All lines in the data bearing the string "this" should be identified and copied.

◇ ◇ ◇ ◇

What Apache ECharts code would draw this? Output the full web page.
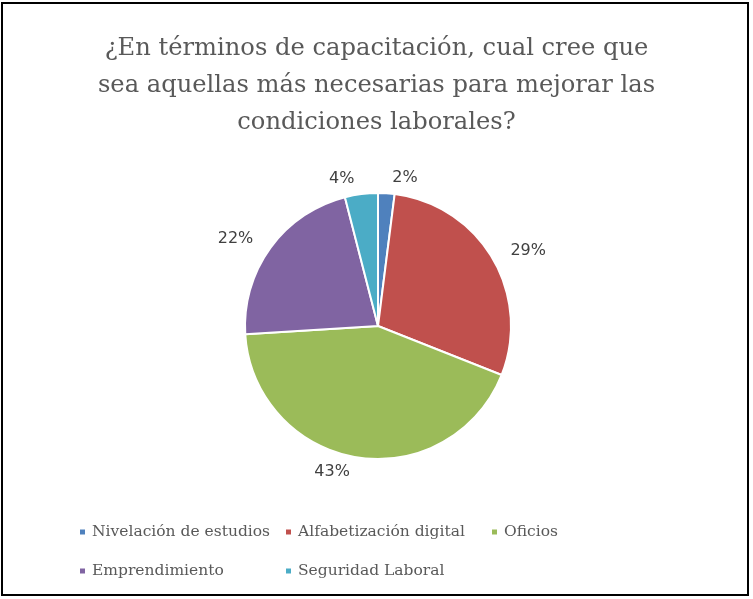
<!DOCTYPE html>
<html>
<head>
<meta charset="utf-8">
<script src="https://cdn.jsdelivr.net/npm/echarts@6/dist/echarts.min.js"></script>
<style>
  html, body { margin: 0; padding: 0; background: #fff; }
  #frame { position: absolute; left: 1px; top: 2px; width: 748px; height: 594px; border: 2px solid #000; box-sizing: border-box; pointer-events: none; }
  #chart { position: absolute; left: 0; top: 0; width: 753px; height: 599px; }
</style>
</head>
<body>
<div id="chart"></div>
<div id="frame"></div>
<script>
// datos de la encuesta (porcentajes)
var categorias = ['Nivelación de estudios', 'Alfabetización digital', 'Oficios', 'Emprendimiento', 'Seguridad Laboral'];
var valores = [2, 29, 43, 22, 4];
var colores = ['#4F81BD', '#C0504D', '#9BBB59', '#8064A2', '#4BACC6'];
var titulo = '¿En términos de capacitación, cual cree que\nsea aquellas más necesarias para mejorar las\ncondiciones laborales?';

var myChart = echarts.init(document.getElementById('chart'));

var datos = [];
for (var i = 0; i < categorias.length; i++) {
	datos.push({ name: categorias[i], value: valores[i], itemStyle: { color: colores[i] } });
}

// leyenda en rejilla: 3 columnas, 2 filas (un legend por entrada)
var leyendas = [];
for (var j = 0; j < categorias.length; j++) {
	leyendas.push({
		data: [categorias[j]],
		left: 78 + (j % 3) * 206,
		top: 524 + Math.floor(j / 3) * 39,
		padding: 0,
		itemWidth: 7,
		itemHeight: 7,
		itemGap: 0,
		icon: 'rect',
		textStyle: {
			fontFamily: 'DejaVu Serif',
			fontSize: 15.5,
			color: '#595959',
			padding: [0, 0, 0, 1]
		}
	});
}

var option = {
	animation: false,
	title: {
		text: titulo,
		left: 'center',
		top: 25,
		textStyle: {
			fontFamily: 'DejaVu Serif',
			fontWeight: 'normal',
			fontSize: 24.2,
			lineHeight: 37,
			color: '#595959'
		}
	},
	legend: leyendas,
	series: [
		{
			type: 'pie',
			center: [378, 326],
			radius: 133,
			startAngle: 90,
			clockwise: true,
			data: datos,
			itemStyle: { borderColor: '#fff', borderWidth: 2 },
			label: {
				show: true,
				position: 'outside',
				formatter: '{c}%',
				fontFamily: 'DejaVu Sans',
				fontSize: 16,
				color: '#404040'
			},
			labelLine: { show: false, length: 15, length2: 0 },
			emphasis: { disabled: true }
		}
	]
};

myChart.setOption(option);
</script>
</body>
</html>
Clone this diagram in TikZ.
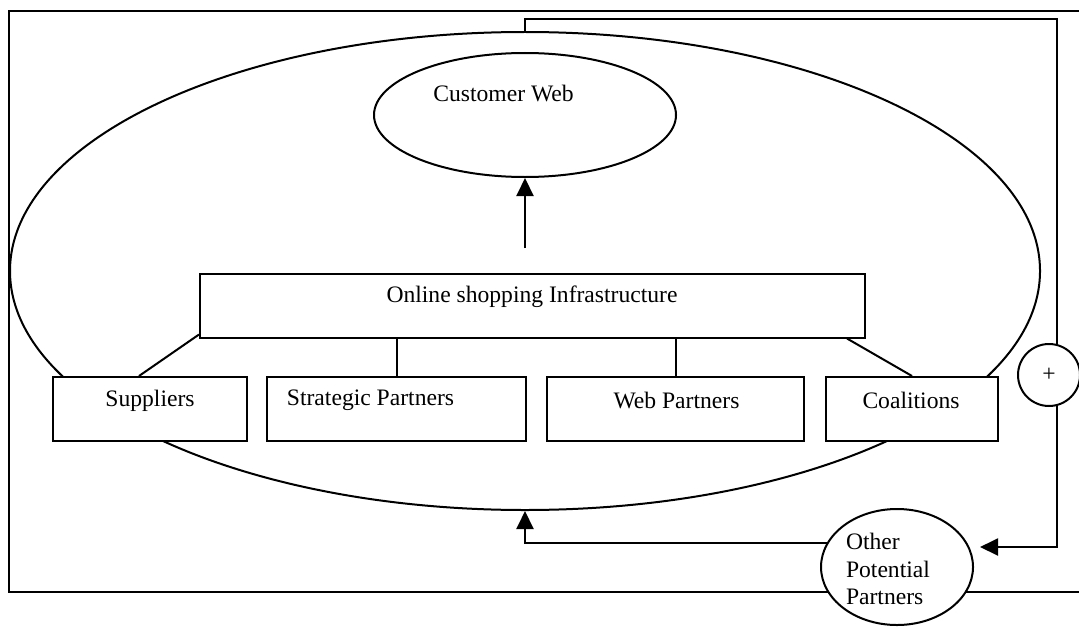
\documentclass[tikz,border=0pt]{standalone}
\usepackage{fontspec}
\setmainfont{Liberation Serif}
\usetikzlibrary{arrows.meta,shapes.geometric,backgrounds}
\begin{document}
\begin{tikzpicture}[x=0.5pt,y=-0.5pt,line width=1pt,
  box/.style={draw,line width=1pt,rectangle,fill=white,inner sep=0pt,minimum height=32pt},
  ell/.style={draw,line width=1pt,ellipse,inner sep=0pt},
  txt/.style={inner sep=0pt,font=\fontsize{11.8}{13.75}\selectfont},
  arr/.style={-{Triangle[length=9pt,width=8.5pt]}},
  conn/.style={line width=1pt}]
\useasboundingbox (0,0) rectangle (1079,626);
% outer frame
\draw[conn] (1079,10.7) -- (9,10.7) -- (9,592) -- (1079,592);
% big ellipse
\node[ell,minimum width=515pt,minimum height=239pt] (big) at (525,271) {};
% customer web
\node[ell,fill=white,minimum width=151pt,minimum height=62pt] (cw) at (525,115) {};
\node[txt] (cwt) at (503.5,93) {Customer Web};
% infrastructure
\node[box,minimum width=332.5pt] (onl) at (532.5,305.5) {};
\node[txt] (onlt) at (532,297) {Online shopping Infrastructure};
% partner boxes
\node[box,minimum width=97pt] (sup) at (150,409) {};
\node[txt] (supt) at (150,401) {Suppliers};
\node[box,minimum width=129.5pt] (str) at (396.5,409) {};
\node[txt] (strt) at (370.5,400) {Strategic Partners};
\node[box,minimum width=128.5pt] (web) at (675.5,409) {};
\node[txt] (webt) at (676.5,400) {Web Partners};
\node[box,minimum width=86pt] (coa) at (912,409) {};
\node[txt] (coat) at (911,400) {Coalitions};
% plus circle
\node[draw,line width=1pt,circle,fill=white,inner sep=0pt,minimum size=31pt] (plus) at (1049,375) {};
\node[txt] (plust) at (1049,375) {+};
% other potential partners
\node[ell,fill=white,minimum width=76pt,minimum height=58pt] (oth) at (897,567) {};
\node[txt,align=left,anchor=west] (otht) at (845,569) {Other\\Potential\\Partners};
% coordinates
\coordinate (arrbase) at (525,248);
\coordinate (tr) at (1057,19.5);
\coordinate (pb) at (1057,547);
\coordinate (oa) at (980,547);
\coordinate (bl) at (525,543);
% connectors
\draw[conn,arr] (arrbase) -- (cw.south);
\draw[conn] ([xshift=43.5pt]sup.north west) -- ([yshift=2pt]onl.south west);
\draw[conn] (str.north) -- (str.north |- onl.south);
\draw[conn] (web.north) -- (web.north |- onl.south);
\draw[conn] ([xshift=-9.5pt]onl.south east) -- (coa.north);
\begin{scope}[on background layer]
\draw[conn,arr] (big.north) |- (tr) -- (pb) -- (oa);
\draw[conn,arr] (bl -| oth.center) -- (bl) -- (big.south);
\end{scope}
\end{tikzpicture}
\end{document}
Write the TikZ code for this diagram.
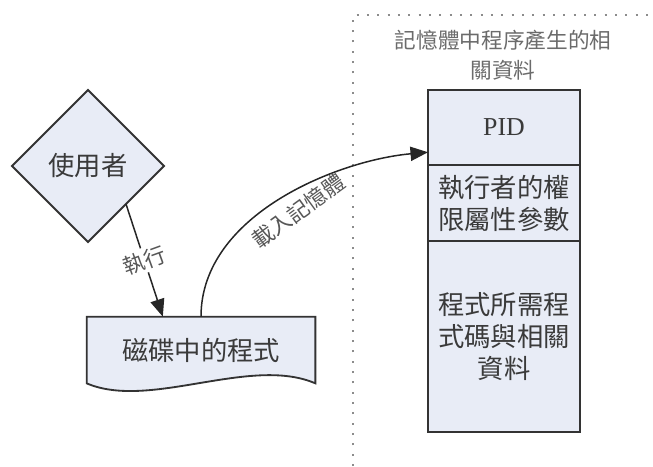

◇ ◇ ◇ ◇

#### Written reply:
What Apache ECharts code would draw this? Output the full web page.
Clone this diagram in TikZ.
Write the TikZ code for this diagram.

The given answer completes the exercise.